I feel like if I hadn't had that space and that ability to be somewhere else in a different sort of mind frame; to see a healthy relationship like James and Serena have, loving each other... I think without the placement I probably would have gone back [to him]. I'd been with him since I was 13, and it was all I knew. There are a lot of women that go into foster care with their child - and Serena will tell you herself – she’s had a lot of children that have had to be… been left, like the mums have left the house and the children have had to stay behind to keep them safe. I feel like if I hadn't had that time to build very real-life skills and healthy attachments and just see real life…
I think, yeah, I probably would have gone back, and my daughter would probably be in care, and I'd probably be dead and that’s terrible to say, but that's the reality.
She encouraged me to do things that I didn't want to do that definitely set me up for life.
The first couple of weeks you're not allowed out by yourself. I had to be chaperoned everywhere I went. We ate dinner together. And there were a few times we bumped heads. I was used to my own space and I didn't want to be told. You know, I'd been thinking that I was a grown-up woman since I was 13 years old. I moved out of home at 14. I thought I was a big girl who knew about stuff, and I had no idea.
There were times when she would suggest I attend baby classes and I was so anxious about going and sitting their with the other mums. I was like, ‘I don’t want to go! I hate it!’ But she encouraged me to do things that I didn't want to do that definitely set me up for life. She also helped me manage my money. We used to sit down and do my incomings and my outgoings. She used to help me with that and she was just someone that I could speak to. I knew that she was writing things about me because she had to, but also at the same time, she wouldn't write them in the way that made me worried. I knew they came from a non-judgmental place. She used to say, ‘When I write things down don't take it as a bad thing. I'm just generally writing. I just have to write.’
I think one of the worst was my daughter’s birthday because it was within the first couple of days. We weren't allowed to see family. We weren't allowed out by ourselves. And when you are in a domestic violent relationship, you need your family.
I’d say the best thing was having Serena. Even now to this day, I can rely on her massively. Even now, you know? Sometimes I'll say to her, ‘Can I ask you this?’ I can ask her now as a friend, and I can get the expert opinion without the judgment that possibly might have come from it five years ago. So yeah, having Serena in my life is the best thing that came out of it.
I think Serena is one of the best people that I've ever, ever met.
We used to have Blue Sky days. They took us out all the time. A lot of Serena's friends were other foster carers, mums who had children with them too. So, we used to go out and do things and we'd go around people's houses. My social worker wasn't from Blue Sky, but they supported Serena and organized a lot of things for us to do.
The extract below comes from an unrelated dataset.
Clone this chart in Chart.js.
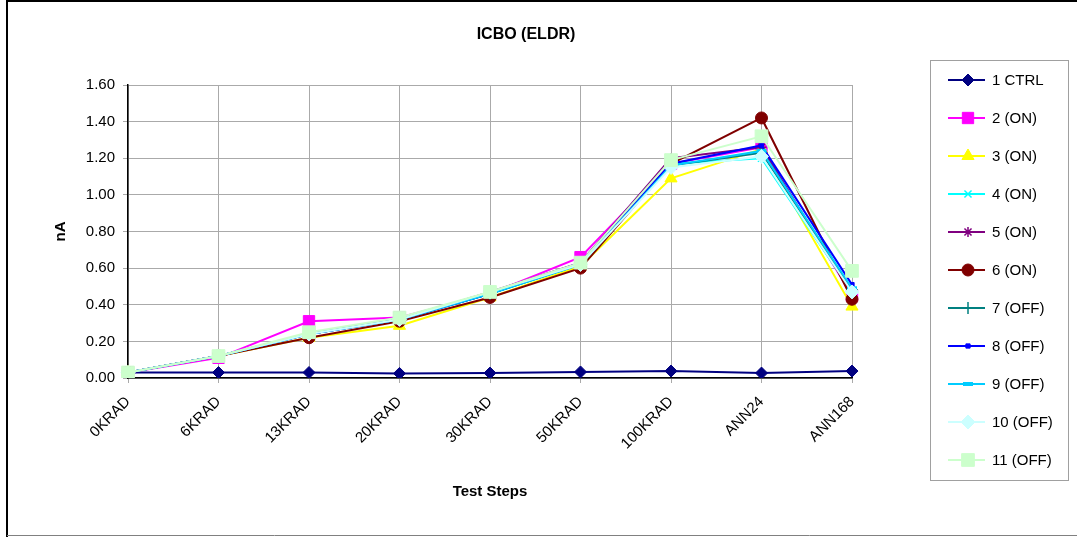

I know that they're needed - and I know that the supply of them is running short - but I’d rather someone came forward that wants to make a difference in someone's life, rather than someone doing it just because they want to get paid. If you’re going to do it you’re going to have to want to do it. You're going to have to want to make a difference in someone's life.
I think Serena is one of the best people that I've ever, ever met. I feel like if that experience wasn't with her, I wouldn't have had the experience that I had. So, yeah, obviously we need more foster carers, but at the same time, I don’t think it's a job that just anyone can do. I think you have to be dedicated and passionate about helping people and you know, some people don't have that in them. So the advice I'd give is, if you want to do it now, just go for it. Give it your all because you'll you make an impact on someone's life in more ways that you can even imagine.